## DATA EXCERPT
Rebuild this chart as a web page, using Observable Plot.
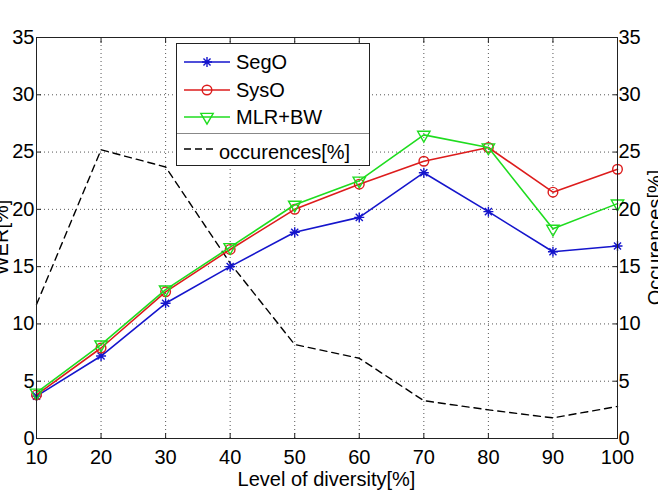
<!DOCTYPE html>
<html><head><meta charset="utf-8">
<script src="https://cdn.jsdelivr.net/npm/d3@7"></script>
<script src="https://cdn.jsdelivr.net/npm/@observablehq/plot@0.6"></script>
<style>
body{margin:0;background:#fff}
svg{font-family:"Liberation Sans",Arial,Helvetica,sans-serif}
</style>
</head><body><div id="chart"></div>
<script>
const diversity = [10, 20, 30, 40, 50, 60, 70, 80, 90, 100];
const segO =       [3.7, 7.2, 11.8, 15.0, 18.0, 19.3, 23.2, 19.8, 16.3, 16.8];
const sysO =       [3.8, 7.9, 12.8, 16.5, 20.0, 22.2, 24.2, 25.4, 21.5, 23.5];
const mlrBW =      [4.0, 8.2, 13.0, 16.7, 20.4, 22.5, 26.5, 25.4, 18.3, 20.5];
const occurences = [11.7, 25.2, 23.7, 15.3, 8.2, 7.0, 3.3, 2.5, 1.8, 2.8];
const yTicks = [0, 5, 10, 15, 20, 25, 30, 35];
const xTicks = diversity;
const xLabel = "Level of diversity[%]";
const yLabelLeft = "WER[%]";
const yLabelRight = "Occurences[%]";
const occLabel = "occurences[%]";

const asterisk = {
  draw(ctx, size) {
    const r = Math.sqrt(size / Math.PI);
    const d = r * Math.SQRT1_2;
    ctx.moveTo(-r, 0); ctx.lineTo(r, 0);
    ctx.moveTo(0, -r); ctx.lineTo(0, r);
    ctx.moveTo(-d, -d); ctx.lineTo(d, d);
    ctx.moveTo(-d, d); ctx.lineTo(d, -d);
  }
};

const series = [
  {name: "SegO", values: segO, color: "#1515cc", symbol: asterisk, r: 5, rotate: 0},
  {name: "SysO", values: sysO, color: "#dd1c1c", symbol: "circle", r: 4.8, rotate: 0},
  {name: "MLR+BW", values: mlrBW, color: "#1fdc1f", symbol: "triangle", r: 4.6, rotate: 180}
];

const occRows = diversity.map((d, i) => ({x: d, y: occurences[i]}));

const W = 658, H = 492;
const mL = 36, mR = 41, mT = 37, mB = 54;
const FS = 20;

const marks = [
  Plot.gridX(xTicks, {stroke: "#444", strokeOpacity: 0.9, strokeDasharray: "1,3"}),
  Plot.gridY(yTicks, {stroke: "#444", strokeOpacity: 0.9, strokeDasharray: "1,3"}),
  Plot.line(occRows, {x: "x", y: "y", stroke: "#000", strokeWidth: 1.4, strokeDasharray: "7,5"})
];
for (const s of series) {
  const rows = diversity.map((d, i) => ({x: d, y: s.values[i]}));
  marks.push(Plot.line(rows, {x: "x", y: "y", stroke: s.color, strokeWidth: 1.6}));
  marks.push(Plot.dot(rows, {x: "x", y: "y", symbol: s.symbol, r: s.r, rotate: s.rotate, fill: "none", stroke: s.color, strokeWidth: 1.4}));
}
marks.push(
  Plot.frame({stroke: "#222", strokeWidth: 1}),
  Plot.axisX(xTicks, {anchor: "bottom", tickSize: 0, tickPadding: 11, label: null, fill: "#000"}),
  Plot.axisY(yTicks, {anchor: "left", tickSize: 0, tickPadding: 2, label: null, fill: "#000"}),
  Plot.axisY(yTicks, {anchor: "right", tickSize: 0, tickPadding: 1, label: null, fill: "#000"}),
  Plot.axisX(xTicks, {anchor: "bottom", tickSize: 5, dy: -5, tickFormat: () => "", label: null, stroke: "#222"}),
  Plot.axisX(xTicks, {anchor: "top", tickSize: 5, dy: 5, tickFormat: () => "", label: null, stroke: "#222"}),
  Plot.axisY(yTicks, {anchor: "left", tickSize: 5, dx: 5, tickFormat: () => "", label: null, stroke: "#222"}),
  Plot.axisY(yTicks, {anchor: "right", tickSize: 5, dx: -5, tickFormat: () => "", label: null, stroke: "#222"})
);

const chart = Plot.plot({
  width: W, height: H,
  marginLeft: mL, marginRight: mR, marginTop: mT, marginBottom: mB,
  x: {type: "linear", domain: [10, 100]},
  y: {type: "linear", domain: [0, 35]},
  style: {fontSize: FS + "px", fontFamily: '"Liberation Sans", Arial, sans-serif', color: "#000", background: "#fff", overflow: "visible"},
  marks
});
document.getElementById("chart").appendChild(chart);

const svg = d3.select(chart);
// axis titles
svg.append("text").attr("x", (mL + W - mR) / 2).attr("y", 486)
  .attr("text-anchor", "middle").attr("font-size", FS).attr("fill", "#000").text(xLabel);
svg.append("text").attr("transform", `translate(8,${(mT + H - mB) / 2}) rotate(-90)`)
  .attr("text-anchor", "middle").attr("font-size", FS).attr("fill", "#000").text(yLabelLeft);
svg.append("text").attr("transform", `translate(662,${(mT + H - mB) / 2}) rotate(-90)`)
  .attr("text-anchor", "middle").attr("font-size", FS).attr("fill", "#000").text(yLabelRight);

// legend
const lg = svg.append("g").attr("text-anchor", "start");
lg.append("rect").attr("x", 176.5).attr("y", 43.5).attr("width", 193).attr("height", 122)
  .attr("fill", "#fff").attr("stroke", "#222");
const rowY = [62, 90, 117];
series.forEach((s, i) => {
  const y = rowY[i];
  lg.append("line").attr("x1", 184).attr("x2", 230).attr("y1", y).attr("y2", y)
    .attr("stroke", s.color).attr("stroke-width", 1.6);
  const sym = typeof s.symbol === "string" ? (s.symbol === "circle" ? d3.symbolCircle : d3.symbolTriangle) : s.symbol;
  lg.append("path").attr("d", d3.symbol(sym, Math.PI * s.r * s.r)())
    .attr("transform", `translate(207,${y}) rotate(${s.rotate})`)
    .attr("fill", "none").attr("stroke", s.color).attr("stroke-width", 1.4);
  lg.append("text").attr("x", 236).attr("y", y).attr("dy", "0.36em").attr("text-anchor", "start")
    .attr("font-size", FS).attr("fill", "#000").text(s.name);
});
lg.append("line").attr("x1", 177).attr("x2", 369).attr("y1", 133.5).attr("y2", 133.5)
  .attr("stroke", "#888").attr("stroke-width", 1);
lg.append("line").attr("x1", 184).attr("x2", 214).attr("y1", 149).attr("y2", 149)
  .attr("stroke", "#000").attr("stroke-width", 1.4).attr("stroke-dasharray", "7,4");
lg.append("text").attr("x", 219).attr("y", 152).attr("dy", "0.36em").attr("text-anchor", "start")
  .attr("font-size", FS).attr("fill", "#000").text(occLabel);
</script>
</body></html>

## GOAL OF THE EXERCISE
Leave out all pictures, then copy the remaining material exactly.

## EXPECTED ANSWER
Rebuild this chart as a web page, using Observable Plot.
<!DOCTYPE html>
<html><head><meta charset="utf-8">
<script src="https://cdn.jsdelivr.net/npm/d3@7"></script>
<script src="https://cdn.jsdelivr.net/npm/@observablehq/plot@0.6"></script>
<style>
body{margin:0;background:#fff}
svg{font-family:"Liberation Sans",Arial,Helvetica,sans-serif}
</style>
</head><body><div id="chart"></div>
<script>
const diversity = [10, 20, 30, 40, 50, 60, 70, 80, 90, 100];
const segO =       [3.7, 7.2, 11.8, 15.0, 18.0, 19.3, 23.2, 19.8, 16.3, 16.8];
const sysO =       [3.8, 7.9, 12.8, 16.5, 20.0, 22.2, 24.2, 25.4, 21.5, 23.5];
const mlrBW =      [4.0, 8.2, 13.0, 16.7, 20.4, 22.5, 26.5, 25.4, 18.3, 20.5];
const occurences = [11.7, 25.2, 23.7, 15.3, 8.2, 7.0, 3.3, 2.5, 1.8, 2.8];
const yTicks = [0, 5, 10, 15, 20, 25, 30, 35];
const xTicks = diversity;
const xLabel = "Level of diversity[%]";
const yLabelLeft = "WER[%]";
const yLabelRight = "Occurences[%]";
const occLabel = "occurences[%]";

const asterisk = {
  draw(ctx, size) {
    const r = Math.sqrt(size / Math.PI);
    const d = r * Math.SQRT1_2;
    ctx.moveTo(-r, 0); ctx.lineTo(r, 0);
    ctx.moveTo(0, -r); ctx.lineTo(0, r);
    ctx.moveTo(-d, -d); ctx.lineTo(d, d);
    ctx.moveTo(-d, d); ctx.lineTo(d, -d);
  }
};

const series = [
  {name: "SegO", values: segO, color: "#1515cc", symbol: asterisk, r: 5, rotate: 0},
  {name: "SysO", values: sysO, color: "#dd1c1c", symbol: "circle", r: 4.8, rotate: 0},
  {name: "MLR+BW", values: mlrBW, color: "#1fdc1f", symbol: "triangle", r: 4.6, rotate: 180}
];

const occRows = diversity.map((d, i) => ({x: d, y: occurences[i]}));

const W = 658, H = 492;
const mL = 36, mR = 41, mT = 37, mB = 54;
const FS = 20;

const marks = [
  Plot.gridX(xTicks, {stroke: "#444", strokeOpacity: 0.9, strokeDasharray: "1,3"}),
  Plot.gridY(yTicks, {stroke: "#444", strokeOpacity: 0.9, strokeDasharray: "1,3"}),
  Plot.line(occRows, {x: "x", y: "y", stroke: "#000", strokeWidth: 1.4, strokeDasharray: "7,5"})
];
for (const s of series) {
  const rows = diversity.map((d, i) => ({x: d, y: s.values[i]}));
  marks.push(Plot.line(rows, {x: "x", y: "y", stroke: s.color, strokeWidth: 1.6}));
  marks.push(Plot.dot(rows, {x: "x", y: "y", symbol: s.symbol, r: s.r, rotate: s.rotate, fill: "none", stroke: s.color, strokeWidth: 1.4}));
}
marks.push(
  Plot.frame({stroke: "#222", strokeWidth: 1}),
  Plot.axisX(xTicks, {anchor: "bottom", tickSize: 0, tickPadding: 11, label: null, fill: "#000"}),
  Plot.axisY(yTicks, {anchor: "left", tickSize: 0, tickPadding: 2, label: null, fill: "#000"}),
  Plot.axisY(yTicks, {anchor: "right", tickSize: 0, tickPadding: 1, label: null, fill: "#000"}),
  Plot.axisX(xTicks, {anchor: "bottom", tickSize: 5, dy: -5, tickFormat: () => "", label: null, stroke: "#222"}),
  Plot.axisX(xTicks, {anchor: "top", tickSize: 5, dy: 5, tickFormat: () => "", label: null, stroke: "#222"}),
  Plot.axisY(yTicks, {anchor: "left", tickSize: 5, dx: 5, tickFormat: () => "", label: null, stroke: "#222"}),
  Plot.axisY(yTicks, {anchor: "right", tickSize: 5, dx: -5, tickFormat: () => "", label: null, stroke: "#222"})
);

const chart = Plot.plot({
  width: W, height: H,
  marginLeft: mL, marginRight: mR, marginTop: mT, marginBottom: mB,
  x: {type: "linear", domain: [10, 100]},
  y: {type: "linear", domain: [0, 35]},
  style: {fontSize: FS + "px", fontFamily: '"Liberation Sans", Arial, sans-serif', color: "#000", background: "#fff", overflow: "visible"},
  marks
});
document.getElementById("chart").appendChild(chart);

const svg = d3.select(chart);
// axis titles
svg.append("text").attr("x", (mL + W - mR) / 2).attr("y", 486)
  .attr("text-anchor", "middle").attr("font-size", FS).attr("fill", "#000").text(xLabel);
svg.append("text").attr("transform", `translate(8,${(mT + H - mB) / 2}) rotate(-90)`)
  .attr("text-anchor", "middle").attr("font-size", FS).attr("fill", "#000").text(yLabelLeft);
svg.append("text").attr("transform", `translate(662,${(mT + H - mB) / 2}) rotate(-90)`)
  .attr("text-anchor", "middle").attr("font-size", FS).attr("fill", "#000").text(yLabelRight);

// legend
const lg = svg.append("g").attr("text-anchor", "start");
lg.append("rect").attr("x", 176.5).attr("y", 43.5).attr("width", 193).attr("height", 122)
  .attr("fill", "#fff").attr("stroke", "#222");
const rowY = [62, 90, 117];
series.forEach((s, i) => {
  const y = rowY[i];
  lg.append("line").attr("x1", 184).attr("x2", 230).attr("y1", y).attr("y2", y)
    .attr("stroke", s.color).attr("stroke-width", 1.6);
  const sym = typeof s.symbol === "string" ? (s.symbol === "circle" ? d3.symbolCircle : d3.symbolTriangle) : s.symbol;
  lg.append("path").attr("d", d3.symbol(sym, Math.PI * s.r * s.r)())
    .attr("transform", `translate(207,${y}) rotate(${s.rotate})`)
    .attr("fill", "none").attr("stroke", s.color).attr("stroke-width", 1.4);
  lg.append("text").attr("x", 236).attr("y", y).attr("dy", "0.36em").attr("text-anchor", "start")
    .attr("font-size", FS).attr("fill", "#000").text(s.name);
});
lg.append("line").attr("x1", 177).attr("x2", 369).attr("y1", 133.5).attr("y2", 133.5)
  .attr("stroke", "#888").attr("stroke-width", 1);
lg.append("line").attr("x1", 184).attr("x2", 214).attr("y1", 149).attr("y2", 149)
  .attr("stroke", "#000").attr("stroke-width", 1.4).attr("stroke-dasharray", "7,4");
lg.append("text").attr("x", 219).attr("y", 152).attr("dy", "0.36em").attr("text-anchor", "start")
  .attr("font-size", FS).attr("fill", "#000").text(occLabel);
</script>
</body></html>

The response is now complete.